Countless examples have proven that it is very difficult for human reviewers—and impossible for algorithms—to consistently get the nuances of activism, counter-speech, and extremist content itself right. The result is that many instances of legitimate speech are falsely categorized as terrorist content and removed from social media platforms. Due to the proliferation of the GIFCT database, any mistaken classification of a video, picture or post as 'terrorist' content echoes across social media platforms, undermining users' right to free expression on several platforms at once. And that, in turn, can have catastrophic effects on the Internet as a space for memory and documentation.
(Score: 1, Insightful) by Anonymous Coward on Saturday August 29 2020, @02:28AM (4 children)
"until... the hashers get wind of these kinds of tweaks being made and make their hashes less sensitive to insignificant changes."

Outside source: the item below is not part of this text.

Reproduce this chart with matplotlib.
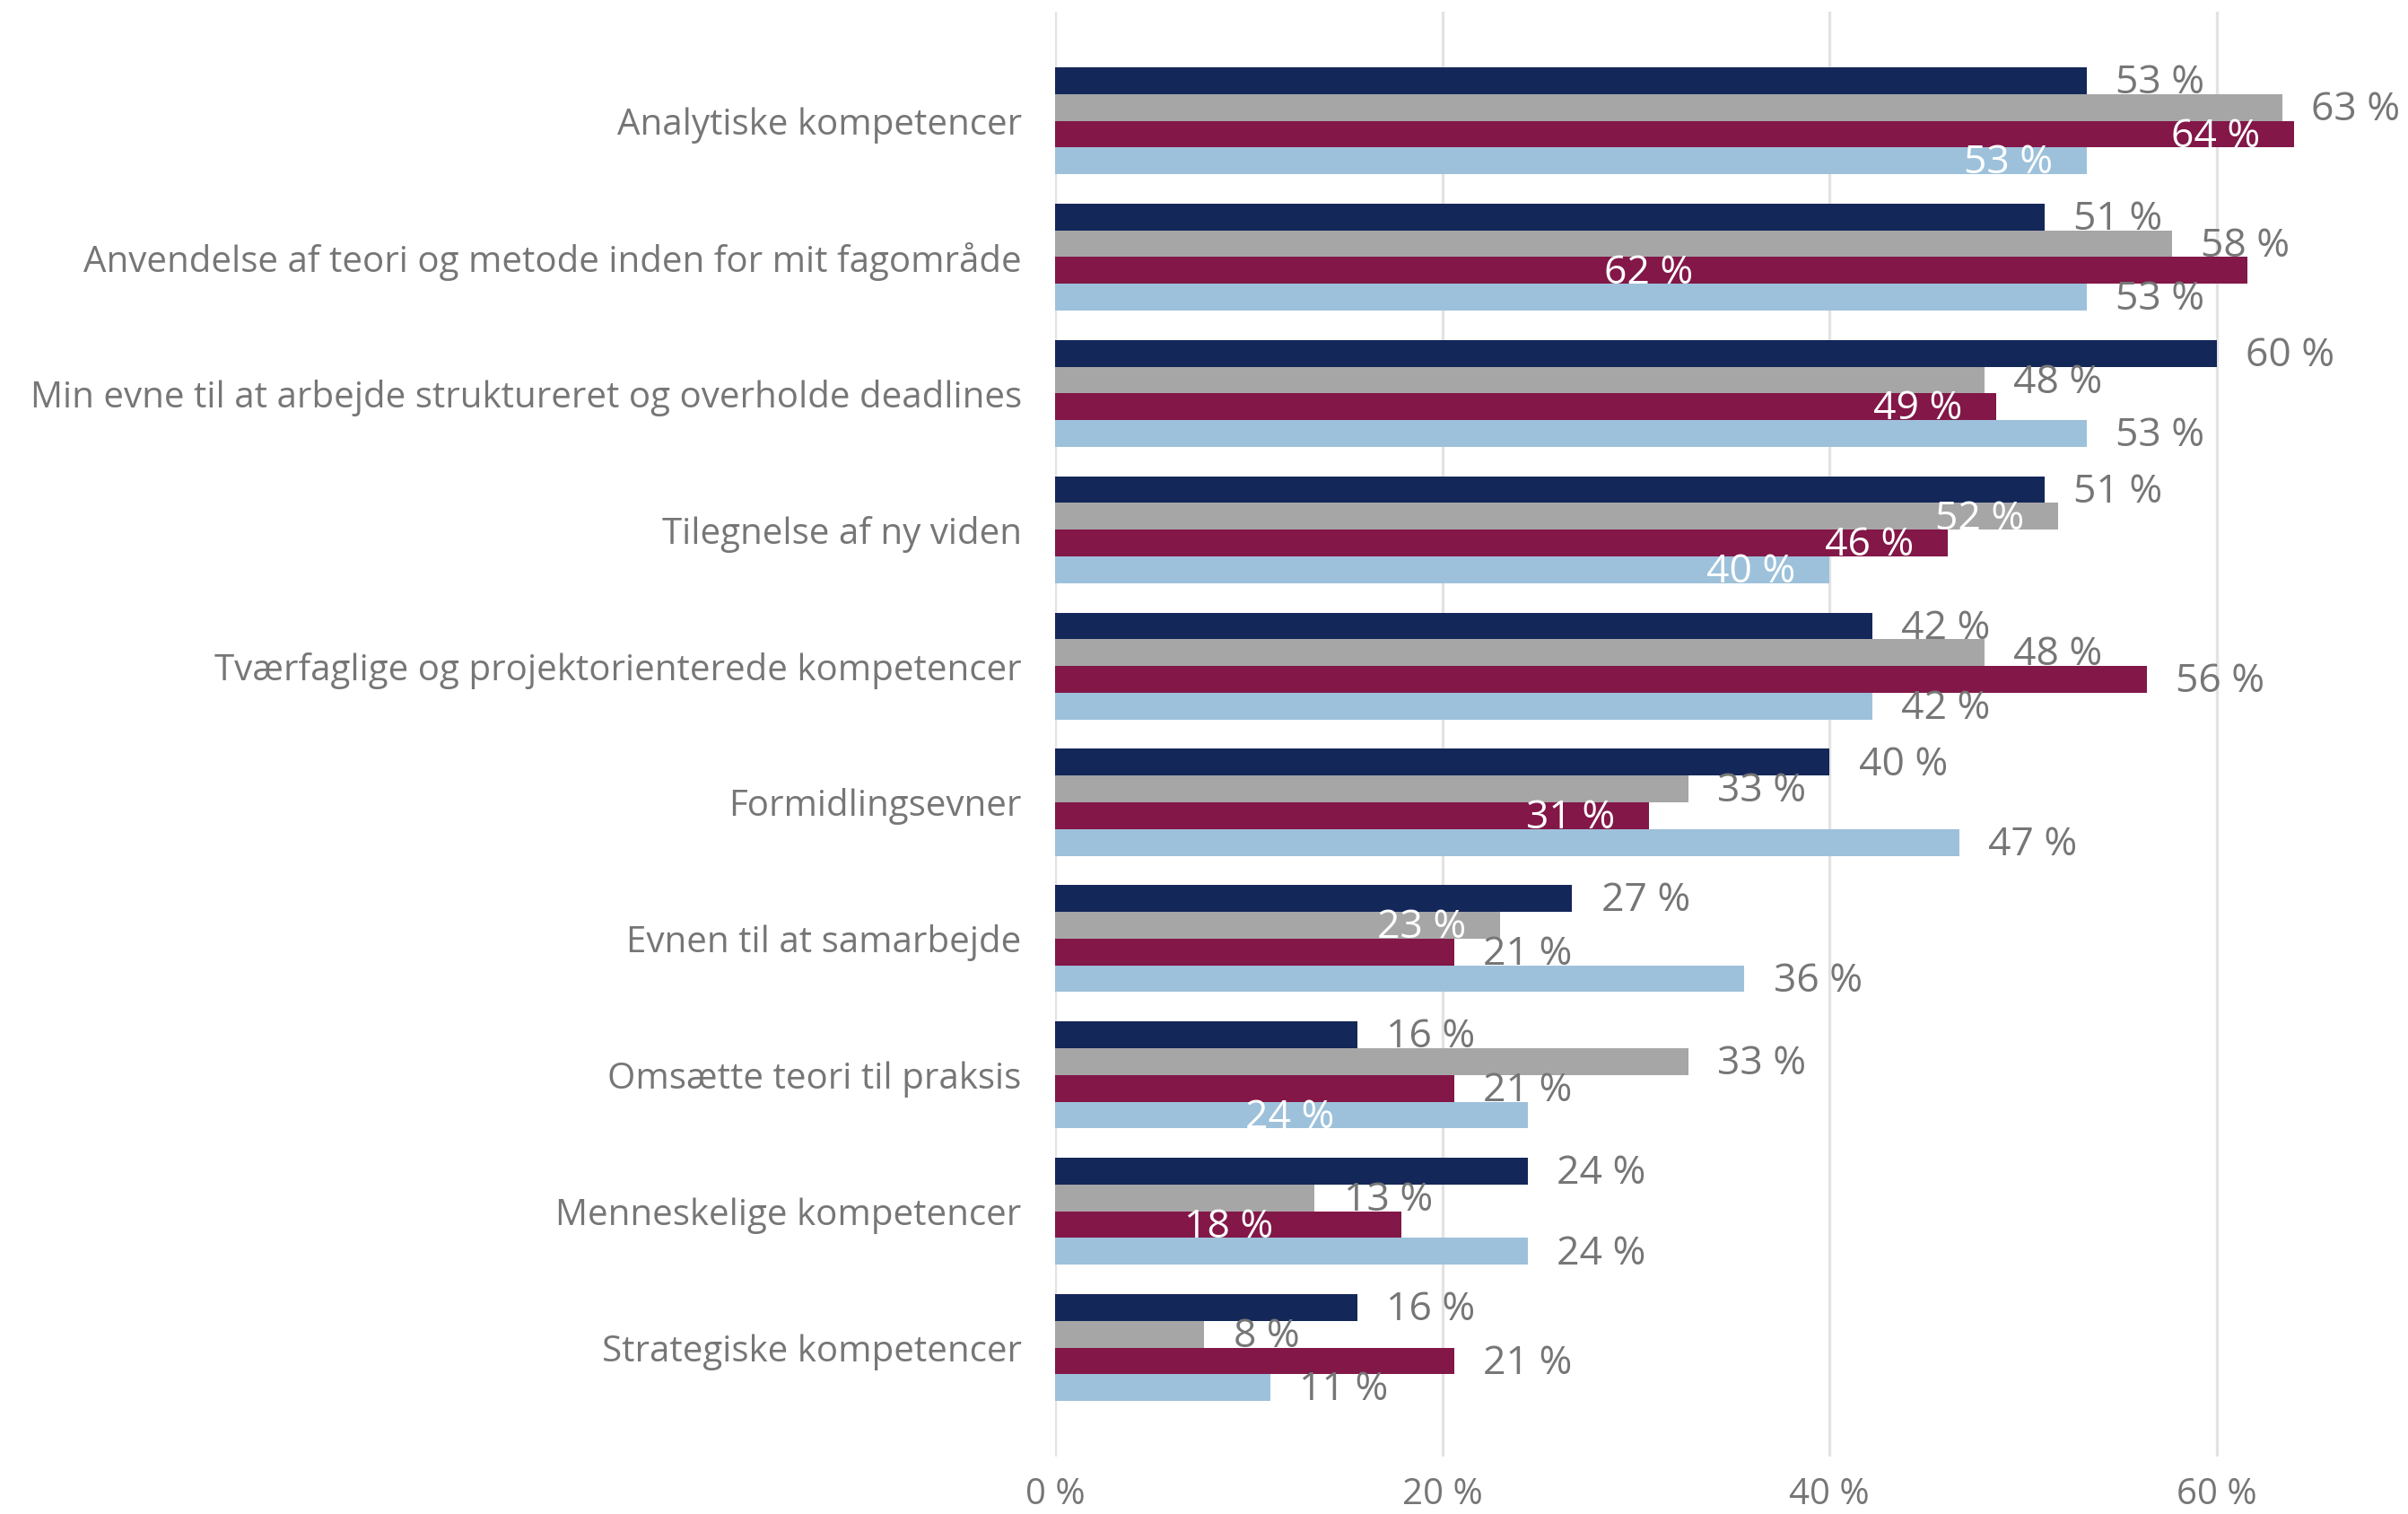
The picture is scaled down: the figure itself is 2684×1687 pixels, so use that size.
import matplotlib
matplotlib.use("Agg")
import matplotlib.pyplot as plt
import numpy as np

plt.rcParams['font.family'] = ['Open Sans', 'DejaVu Sans']

# categories, top to bottom
categories = [
    "Analytiske kompetencer",
    "Anvendelse af teori og metode inden for mit fagområde",
    "Min evne til at arbejde struktureret og overholde deadlines",
    "Tilegnelse af ny viden",
    "Tværfaglige og projektorienterede kompetencer",
    "Formidlingsevner",
    "Evnen til at samarbejde",
    "Omsætte teori til praksis",
    "Menneskelige kompetencer",
    "Strategiske kompetencer",
]

# four series, values in percent
navy = [53.3, 51.1, 60.0, 51.1, 42.2, 40.0, 26.7, 15.6, 24.4, 15.6]
gray = [63.4, 57.7, 48.0, 51.8, 48.0, 32.7, 23.0, 32.7, 13.4, 7.7]
maroon = [64.0, 61.6, 48.6, 46.1, 56.4, 30.7, 20.6, 20.6, 17.9, 20.6]
lightblue = [53.3, 53.3, 53.3, 40.0, 42.2, 46.7, 35.6, 24.4, 24.4, 11.1]

series = [navy, gray, maroon, lightblue]
colors = ['#142759', '#a6a6a6', '#821748', '#9dc1da']

# which labels are drawn in white inside the bar (series index, category index)
white_labels = {(2, 0), (3, 0), (2, 1), (2, 2), (1, 3), (2, 3), (3, 3),
                (2, 5), (1, 6), (3, 7), (2, 8)}
# a few white labels that sit further inside (label left edge, in %)
label_left = {(2, 1): 28.35, (3, 7): 9.8, (2, 8): 6.65}

text_col = '#767676'

fig = plt.figure(figsize=(13.42, 8.435), dpi=200)
ax = fig.add_axes([0.4382, 0.0379, 0.5627, 0.9544])

y = np.arange(len(categories))
bh = 0.196
for i, vals in enumerate(series):
    ypos = y - 1.5 * bh + i * bh
    ax.barh(ypos, vals, height=bh, color=colors[i], edgecolor='none', zorder=2)
    for j, v in enumerate(vals):
        lab = f"{v:.0f} %"
        # nudge text down a little so the digits sit on the bar centre
        ty = ypos[j] + 0.02
        if (i, j) in white_labels:
            x = label_left.get((i, j), v - 6.35)
            ax.text(x, ty, lab, color='white', fontsize=16,
                    ha='left', va='center', zorder=3)
        else:
            ax.text(v + 1.5, ty, lab, color=text_col, fontsize=16,
                    ha='left', va='center', zorder=3)

ax.set_xlim(0, 70)
ax.set_ylim(9.8, -0.8)
ax.set_xticks([0, 20, 40, 60])
ax.set_xticklabels(["0 %", "20 %", "40 %", "60 %"])
ax.set_yticks(y)
ax.set_yticklabels(categories)
ax.tick_params(axis='both', length=0, labelsize=14.5, labelcolor=text_col)
ax.tick_params(axis='y', pad=13.5)
ax.tick_params(axis='x', pad=8)
for s in ax.spines.values():
    s.set_visible(False)
ax.grid(axis='x', color='#e3e3e3', linewidth=1.2, zorder=0)
ax.set_axisbelow(True)

fig.savefig("out.png", dpi=200)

That's not how hashes work. Change a single byte and the hash is completely different. What you describe would need image comparison not hash comparison.
(Score: 0) by Anonymous Coward on Saturday August 29 2020, @06:50PM (3 children)
That is how cryptographic hashes work. There are other kinds of hash families around, and fuzzy matching is a big one.
(Score: 0) by Anonymous Coward on Sunday August 30 2020, @04:25AM (1 child)
Wouldn't extreme lossy compression work better for that than taking hashes?
(Score: 2) by hendrikboom on Sunday August 30 2020, @10:53AM
Hashing reduces the number of pairwise comparisons you have to do.
(Score: 2) by hendrikboom on Sunday August 30 2020, @10:51AM
For example, there's Near Duplicate Image Detection:min-Hash and tf-idf Weighting [ox.ac.uk].
Found it after following the link in a stack-overflow page linked from a Google search for "fuzzy image hashing".
No doubt there are other techniques.
-- hendrik